REPORTER: I have a question related to the administrative subrogation lawsuit regarding the U.S. Futenma Air Station. The content of settlement proposals presented by the Court to the Government and Okinawa Prefecture has become known. One proposal asks Governor Onaga to accept the transfer to Henoko in exchange for the Government negotiating with the U.S. side for a 30-year usage deadline and subsequent return. The other proposal appeals to the Government to withdraw its administrative subrogation lawsuit, temporarily suspend the transfer construction work, and restart negotiations with Okinawa Prefecture. What is the current situation of the Government’s review of these settlement proposals?

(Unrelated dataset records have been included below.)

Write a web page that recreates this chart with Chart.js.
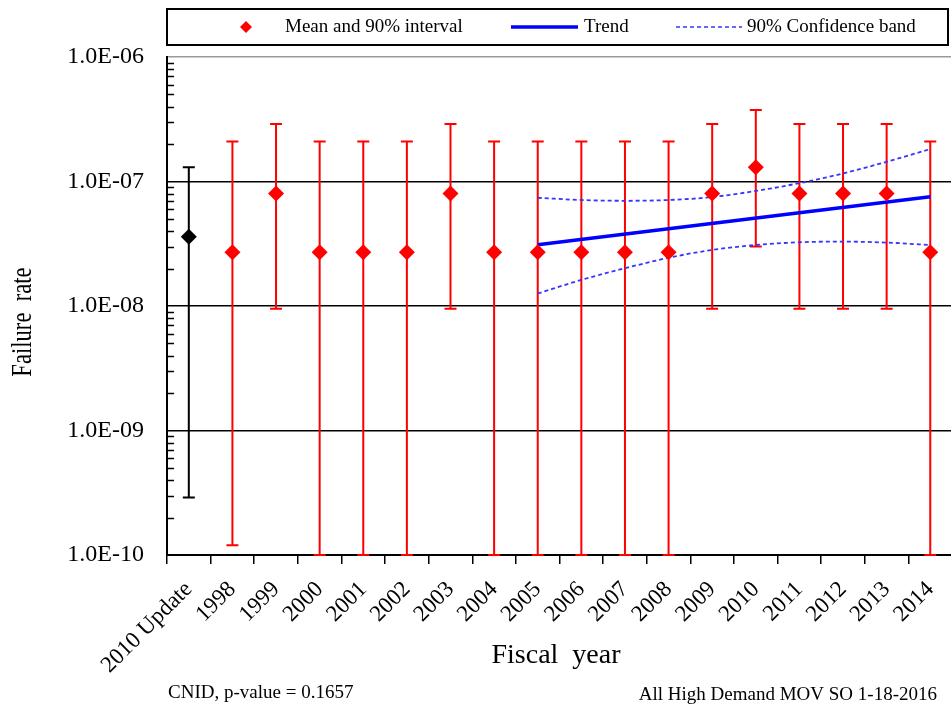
<!DOCTYPE html>
<html>
<head>
<meta charset="utf-8">
<title>Failure rate by fiscal year</title>
<script src="https://cdn.jsdelivr.net/npm/chart.js@4.4.1/dist/chart.umd.min.js"></script>
<style>
  html, body { margin: 0; padding: 0; background: #fff; overflow: hidden; }
</style>
</head>
<body>
<canvas id="rateChart" width="962" height="715"></canvas>
<script>
/* Data */
const categories = ["2010 Update", "1998", "1999", "2000", "2001", "2002", "2003", "2004", "2005",
  "2006", "2007", "2008", "2009", "2010", "2011", "2012", "2013", "2014"];
const meanValues = [3.6e-8, 2.7e-8, 8.0e-8, 2.7e-8, 2.7e-8, 2.7e-8, 8.0e-8, 2.7e-8, 2.7e-8,
  2.7e-8, 2.7e-8, 2.7e-8, 8.0e-8, 1.3e-7, 8.0e-8, 8.0e-8, 8.0e-8, 2.7e-8];
const lowerValues = [2.9e-10, 1.2e-10, 9.5e-9, 1.0e-10, 1.0e-10, 1.0e-10, 9.5e-9, 1.0e-10, 1.0e-10,
  1.0e-10, 1.0e-10, 1.0e-10, 9.5e-9, 3.0e-8, 9.5e-9, 9.5e-9, 9.5e-9, 1.0e-10];
const upperValues = [1.3e-7, 2.1e-7, 2.9e-7, 2.1e-7, 2.1e-7, 2.1e-7, 2.9e-7, 2.1e-7, 2.1e-7,
  2.1e-7, 2.1e-7, 2.1e-7, 2.9e-7, 3.75e-7, 2.9e-7, 2.9e-7, 2.9e-7, 2.1e-7];
// trend is a straight line on the log axis, only its ends are given
const trendValues = [null, null, null, null, null, null, null, null, 3.1e-8,
  null, null, null, null, null, null, null, null, 7.55e-8];
const bandUpper = [null, null, null, null, null, null, null, null, 7.4e-8,
  7.1e-8, 7.0e-8, 7.1e-8, 7.5e-8, 8.4e-8, 9.7e-8, 1.16e-7, 1.44e-7, 1.82e-7];
const bandLower = [null, null, null, null, null, null, null, null, 1.26e-8,
  1.62e-8, 2.01e-8, 2.44e-8, 2.82e-8, 3.09e-8, 3.25e-8, 3.29e-8, 3.23e-8, 3.09e-8];
const yTickValues = [1e-10, 1e-9, 1e-8, 1e-7, 1e-6];
const yTickLabels = ["1.0E-10", "1.0E-09", "1.0E-08", "1.0E-07", "1.0E-06"];
/* Data */

const SERIF = "'Liberation Serif', 'Times New Roman', serif";
const RED = "#ff0000";
const BLUE = "#0000ff";
const BAND = "#3535ff";
const pointColors = categories.map((c, i) => (i === 0 ? "#000000" : RED));

function majorIndex(v) {
  return yTickValues.findIndex((t) => Math.abs(v - t) / t < 1e-6);
}

// vertical whiskers with caps, drawn under the diamonds
const errorBars = {
  id: "errorBars",
  beforeDatasetsDraw(chart) {
    const { ctx, scales: { x, y } } = chart;
    ctx.save();
    ctx.lineWidth = 2;
    categories.forEach((c, i) => {
      const px = x.getPixelForValue(i);
      const lo = y.getPixelForValue(lowerValues[i]);
      const hi = y.getPixelForValue(upperValues[i]);
      ctx.strokeStyle = pointColors[i];
      ctx.beginPath();
      ctx.moveTo(px, lo);
      ctx.lineTo(px, hi);
      ctx.moveTo(px - 6, lo);
      ctx.lineTo(px + 6, lo);
      ctx.moveTo(px - 6, hi);
      ctx.lineTo(px + 6, hi);
      ctx.stroke();
    });
    ctx.restore();
  },
};

// legend box, inner minor ticks, axis titles and footer notes
const decorations = {
  id: "decorations",
  afterDraw(chart) {
    const { ctx, chartArea, scales: { y } } = chart;
    ctx.save();

    // minor ticks on the inside of the value axis
    ctx.strokeStyle = "#000";
    ctx.lineWidth = 1.5;
    y.ticks.forEach((t) => {
      if (majorIndex(t.value) >= 0) return;
      const py = Math.round(y.getPixelForValue(t.value)) + 0.5;
      ctx.beginPath();
      ctx.moveTo(chartArea.left, py);
      ctx.lineTo(chartArea.left + 7, py);
      ctx.stroke();
    });

    // legend
    ctx.lineWidth = 2;
    ctx.strokeRect(167, 9, 781, 36);
    const ly = 27;
    ctx.fillStyle = RED;
    ctx.beginPath();
    ctx.moveTo(246, ly - 6);
    ctx.lineTo(252, ly);
    ctx.lineTo(246, ly + 6);
    ctx.lineTo(240, ly);
    ctx.closePath();
    ctx.fill();

    ctx.strokeStyle = BLUE;
    ctx.lineWidth = 3.5;
    ctx.beginPath();
    ctx.moveTo(511, ly);
    ctx.lineTo(578, ly);
    ctx.stroke();

    ctx.strokeStyle = BAND;
    ctx.lineWidth = 1.5;
    ctx.setLineDash([4, 3]);
    ctx.beginPath();
    ctx.moveTo(676, ly);
    ctx.lineTo(742, ly);
    ctx.stroke();
    ctx.setLineDash([]);

    ctx.fillStyle = "#000";
    ctx.font = "19px " + SERIF;
    ctx.textBaseline = "middle";
    ctx.textAlign = "left";
    ctx.fillText("Mean and 90% interval", 285, ly);
    ctx.fillText("Trend", 584, ly);
    ctx.fillText("90% Confidence band", 747, ly);

    // axis titles
    ctx.font = "28px " + SERIF;
    ctx.textAlign = "center";
    ctx.fillText("Fiscal  year", 556, 656);
    ctx.save();
    ctx.translate(23, 322);
    ctx.rotate(-Math.PI / 2);
    ctx.scale(0.78, 1); // narrow lettering along the vertical title
    ctx.font = "29px " + SERIF;
    ctx.fillText("Failure  rate", 0, 0);
    ctx.restore();

    // footer notes
    ctx.font = "19px " + SERIF;
    ctx.textAlign = "left";
    ctx.fillText("CNID, p-value = 0.1657", 168, 693);
    ctx.textAlign = "right";
    ctx.fillText("All High Demand MOV SO 1-18-2016", 937, 695);

    ctx.restore();
  },
};

const chart = new Chart(document.getElementById("rateChart"), {
  type: "line",
  data: {
    labels: categories,
    datasets: [
      {
        label: "Mean and 90% interval",
        data: meanValues,
        showLine: false,
        pointStyle: "rectRot",
        pointRadius: 8,
        pointBorderWidth: 0,
        pointBackgroundColor: pointColors,
        pointBorderColor: pointColors,
      },
      {
        label: "Trend",
        data: trendValues,
        spanGaps: true,
        borderColor: BLUE,
        borderWidth: 3.5,
        pointRadius: 0,
      },
      {
        label: "90% Confidence band",
        data: bandUpper,
        borderColor: BAND,
        borderWidth: 1.8,
        borderDash: [4, 3],
        cubicInterpolationMode: "monotone",
        pointRadius: 0,
      },
      {
        label: "90% Confidence band (lower)",
        data: bandLower,
        borderColor: BAND,
        borderWidth: 1.8,
        borderDash: [4, 3],
        cubicInterpolationMode: "monotone",
        pointRadius: 0,
      },
    ],
  },
  options: {
    responsive: false,
    animation: false,
    layout: { padding: { top: 57, left: 0, right: 0, bottom: 0 } },
    plugins: {
      legend: { display: false },
      tooltip: { enabled: false },
    },
    scales: {
      x: {
        type: "category",
        offset: true,
        afterFit: (s) => { s.height = 160; },
        grid: {
          offset: true,
          drawOnChartArea: false,
          drawTicks: true,
          tickLength: 9,
          color: "#000",
          lineWidth: 1.5,
        },
        border: { color: "#000", width: 2 },
        ticks: {
          autoSkip: false,
          minRotation: 45,
          maxRotation: 45,
          padding: 12,
          color: "#000",
          font: { family: SERIF, size: 23 },
        },
      },
      y: {
        type: "logarithmic",
        min: 1e-10,
        max: 1e-6,
        afterFit: (s) => { s.width = 167; },
        afterBuildTicks: (s) => {
          const ticks = [];
          yTickValues.forEach((d, i) => {
            if (i === yTickValues.length - 1) {
              ticks.push({ value: d, major: true });
              return;
            }
            for (let k = 1; k < 10; k++) ticks.push({ value: d * k, major: k === 1 });
          });
          s.ticks = ticks;
        },
        grid: {
          drawTicks: false,
          lineWidth: 1.5,
          color: (c) => {
            const idx = c.tick ? majorIndex(c.tick.value) : -1;
            if (idx < 0) return "rgba(0,0,0,0)";
            return idx === yTickValues.length - 1 ? "#9a9a9a" : "#000";
          },
        },
        border: { color: "#000", width: 2 },
        ticks: {
          autoSkip: false,
          padding: 23,
          color: "#000",
          font: { family: SERIF, size: 24 },
          callback: (v) => {
            const idx = majorIndex(v);
            return idx >= 0 ? yTickLabels[idx] : "";
          },
        },
      },
    },
  },
  plugins: [errorBars, decorations],
});
</script>
</body>
</html>
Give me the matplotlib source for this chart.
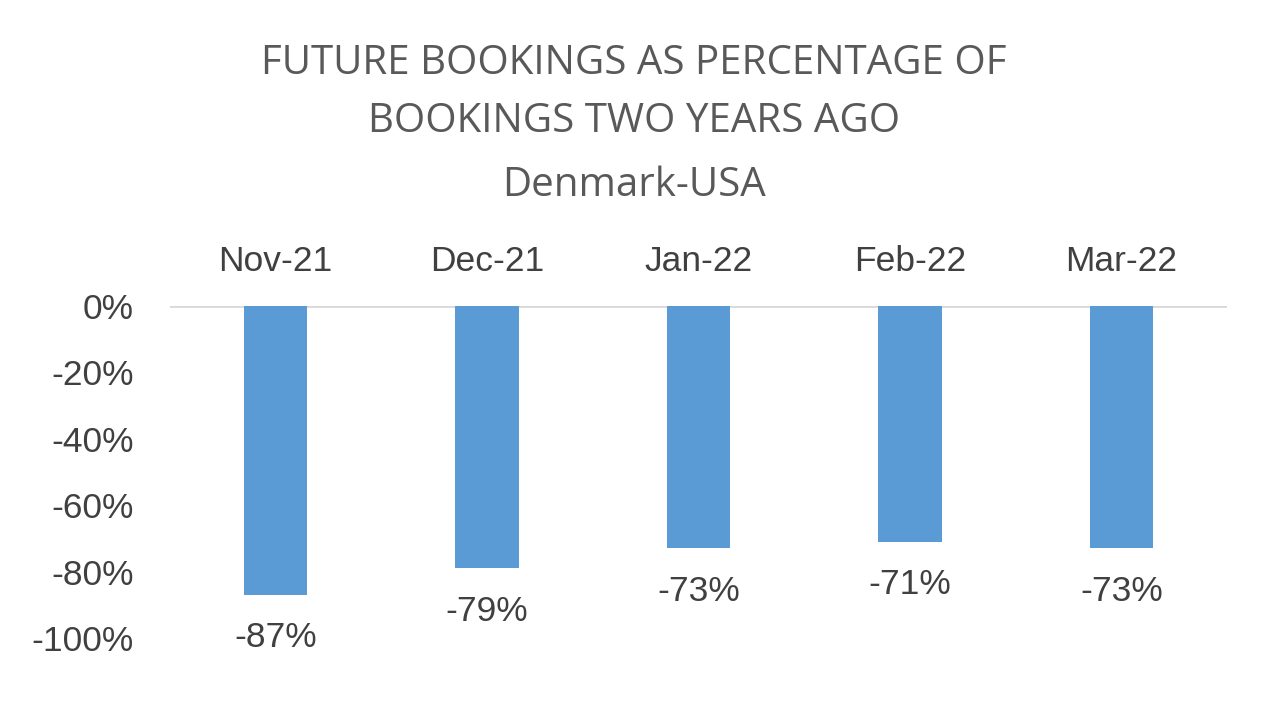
import matplotlib.pyplot as plt
import numpy as np

# data
months = ["Nov-21", "Dec-21", "Jan-22", "Feb-22", "Mar-22"]
values = [-87, -79, -73, -71, -73]
yticks = [0, -20, -40, -60, -80, -100]

bar_color = "#5B9BD5"
text_color = "#404040"
lab_font = "Liberation Sans"

fig = plt.figure(figsize=(12.8, 7.2), dpi=100)
ax = fig.add_axes([0.1328, 0.1139, 0.8258, 0.4611])

x = np.arange(len(months))
ax.bar(x, values, width=0.3, color=bar_color, zorder=2)
ax.axhline(0, color="#D9D9D9", lw=2, zorder=1)

# value labels below the bars
for xi, v in zip(x, values):
    ax.annotate(f"{v}%", (xi, v), xytext=(0, -31), textcoords="offset points",
                ha="center", va="center", fontsize=25.5, color=text_color,
                family=lab_font)

ax.set_xlim(-0.5, len(months) - 0.5)
ax.set_ylim(-100, 0)
ax.set_yticks(yticks)
ax.set_yticklabels([f"{t}%" for t in yticks], fontsize=25.5, color=text_color,
                   family=lab_font)
ax.tick_params(axis="y", length=0, pad=26)

# month labels on top
ax.xaxis.tick_top()
ax.set_xticks(x)
ax.set_xticklabels(months, fontsize=25.5, color=text_color, family=lab_font)
ax.tick_params(axis="x", length=0, pad=20)

for s in ax.spines.values():
    s.set_visible(False)

title_kw = dict(ha="center", va="center", fontsize=29, color="#595959", family="Open Sans")
fig.text(0.495, 0.912, "FUTURE BOOKINGS AS PERCENTAGE OF", **title_kw)
fig.text(0.495, 0.831, "BOOKINGS TWO YEARS AGO", **title_kw)
fig.text(0.495, 0.742, "Denmark-USA", **title_kw)

fig.savefig("out.png", dpi=100)
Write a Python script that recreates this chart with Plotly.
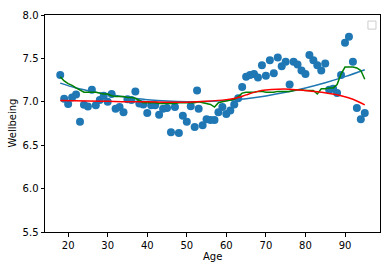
import plotly.graph_objects as go

# Scatter data: mean wellbeing per age
ages = [18, 19, 20, 21, 22, 23, 24, 25, 26, 27, 28, 29, 30, 31, 32, 33, 34, 35, 36, 37,
        38, 39, 40, 41, 42, 43, 44, 45, 46, 47, 48, 49, 50, 51, 52, 52.6, 53, 54, 55, 56,
        57, 58, 59, 60, 61, 62, 63, 64, 65, 66, 67, 68, 69, 70, 71, 72, 73, 74, 75, 76,
        77, 78, 79, 80, 81, 82, 83, 84, 85, 86, 87, 88, 89, 90, 91, 92, 93, 94, 95]
wellbeing = [7.31, 7.035, 6.975, 7.05, 7.085, 6.77, 6.965, 6.945, 7.14, 6.96, 7.02, 7.07, 7.00, 7.09, 6.92, 6.94, 6.88, 7.03, 7.02, 7.12,
             6.98, 6.97, 6.87, 6.96, 6.96, 6.85, 6.92, 6.93, 6.65, 6.94, 6.64, 6.84, 6.77, 6.95, 6.71, 7.13, 6.92, 6.73, 6.80, 6.79,
             6.79, 6.88, 6.94, 6.86, 6.90, 6.97, 7.04, 7.17, 7.29, 7.31, 7.32, 7.28, 7.42, 7.30, 7.48, 7.33, 7.51, 7.41, 7.46, 7.20,
             7.46, 7.43, 7.36, 7.32, 7.54, 7.48, 7.42, 7.36, 7.44, 7.14, 7.15, 7.10, 7.31, 7.68, 7.75, 7.46, 6.93, 6.80, 6.87]

# Blue smooth fit line
fit_ages = [18, 22, 26, 30, 35, 40, 45, 50, 55, 60, 65, 70, 75, 80, 85, 90, 95]
fit_vals = [7.215, 7.16, 7.12, 7.088, 7.05, 7.025, 7.008, 7.0, 7.003, 7.015, 7.036, 7.068, 7.109, 7.16, 7.22, 7.29, 7.37]

# Red smooth line
red_ages = [18, 25, 30, 35, 40, 45, 50, 55, 60, 63, 65, 68, 70, 73, 76, 80, 83, 86, 89, 92, 95]
red_vals = [7.015, 7.01, 7.005, 7.0, 7.0, 6.995, 6.995, 7.005, 7.025, 7.05, 7.08, 7.12, 7.135, 7.145, 7.145, 7.13, 7.115, 7.095, 7.07, 7.03, 6.965]

# Green rolling line
roll_ages = list(range(18, 96))
roll_vals = [7.29, 7.24, 7.21, 7.19, 7.16, 7.13, 7.11, 7.11, 7.11, 7.11, 7.10, 7.09, 7.09, 7.07, 7.06, 7.06, 7.06, 7.05, 7.05, 7.04,
             7.01, 6.99, 6.99, 6.99, 6.99, 6.98, 6.98, 6.98, 6.98, 6.98, 6.99, 6.99, 6.99, 6.99, 6.99, 7.00, 6.99, 6.98, 6.97, 6.94,
             6.99, 7.00, 7.01, 7.02, 7.03, 7.06, 7.10, 7.11, 7.11, 7.11, 7.12, 7.12, 7.11, 7.11, 7.11, 7.12, 7.12, 7.12, 7.12, 7.13,
             7.14, 7.14, 7.13, 7.13, 7.13, 7.09, 7.15, 7.15, 7.16, 7.16, 7.20, 7.32, 7.40, 7.40, 7.40, 7.39, 7.36, 7.26]

x_ticks = [20, 30, 40, 50, 60, 70, 80, 90]
y_ticks = [5.5, 6.0, 6.5, 7.0, 7.5, 8.0]

fig = go.Figure()
fig.add_trace(go.Scatter(x=ages, y=wellbeing, mode="markers",
                         marker=dict(color="#1f77b4", size=8, line=dict(width=0))))
fig.add_trace(go.Scatter(x=fit_ages, y=fit_vals, mode="lines",
                         line=dict(color="#1f77b4", width=1.5, shape="spline")))
fig.add_trace(go.Scatter(x=roll_ages, y=roll_vals, mode="lines",
                         line=dict(color="green", width=1.5)))
fig.add_trace(go.Scatter(x=red_ages, y=red_vals, mode="lines",
                         line=dict(color="red", width=1.5, shape="spline")))

axis_common = dict(showline=True, linecolor="black", linewidth=1, mirror=True,
                   ticks="outside", ticklen=3.5, tickwidth=1, tickcolor="black",
                   showgrid=False, zeroline=False, automargin=False,
                   tickfont=dict(family="DejaVu Sans", size=10, color="black"))

fig.update_layout(
    width=386, height=268,
    margin=dict(l=45, r=6, t=15, b=36),
    plot_bgcolor="white", paper_bgcolor="white",
    showlegend=False,
    font=dict(family="DejaVu Sans", size=10, color="black"),
    xaxis=dict(range=[14.15, 98.85], tickvals=x_ticks, **axis_common),
    yaxis=dict(range=[5.5, 8.0], tickvals=y_ticks, tickformat=".1f", **axis_common),
    annotations=[
        dict(text="Age", xref="paper", yref="paper", x=0.5, y=-0.115,
             xanchor="center", yanchor="middle", showarrow=False,
             font=dict(family="DejaVu Sans", size=10, color="black")),
        dict(text="Wellbeing", xref="paper", yref="paper", x=-0.0985, y=0.5,
             xanchor="center", yanchor="middle", textangle=-90, showarrow=False,
             font=dict(family="DejaVu Sans", size=10, color="black")),
    ],
    shapes=[dict(type="rect", xref="paper", yref="paper",
                 x0=0.964, x1=0.988, y0=0.935, y1=0.972,
                 line=dict(color="#cccccc", width=1), fillcolor="white")],
)

fig.write_html("out.html", config={"displayModeBar": False},
               post_script="document.body.style.margin='0';document.body.style.overflow='hidden';")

CHIEF CABINET SECRETARY SUGA: The Government is currently reviewing whether it can respond to the proposals. Regarding the content, however, the Court has requested that the Government not discuss the matter publicly. I would like to refrain from providing an answer about the content because of this request.


REPORTER: The NSC held a meeting at around noon today regarding the response to North Korea’s missile situation. Did the Prime Minister offer any new instructions or are there any items to mention?

CHIEF CABINET SECRETARY SUGA: Firstly, we held a Meeting among Four Ministers of the National Security Council at 12:10pm today. The Prime Minister reaffirmed his instructions to continue taking all possible measures to gather information and engage in warning and surveillance activities while closely cooperating with the United States and Republic of Korea (ROK) and be prepared to secure the safety and security of the Japanese people if an actual launch takes place. I think the Ministry of Defense is steadily responding to the situation based on these instructions.

REPORTER: This is a related topic. Is the NSC discussing specific deployments and other details related to the PAC-3?

CHIEF CABINET SECRETARY SUGA: The point is that the Government is making preparations for a steadfast response under the direction of the Minister of Defense in order to respond to North Korea’s planned launch of a ballistic missile, which it calls a satellite, that is now known as a fact.

REPORTER: This is related too. How does the Government intend to proceed in encouraging North Korea to restrain itself?

CHIEF CABINET SECRETARY SUGA: We plan to firmly pursue this effort through diplomatic channels at the United Nations while of course coordinating among Japan, the United States, and the ROK.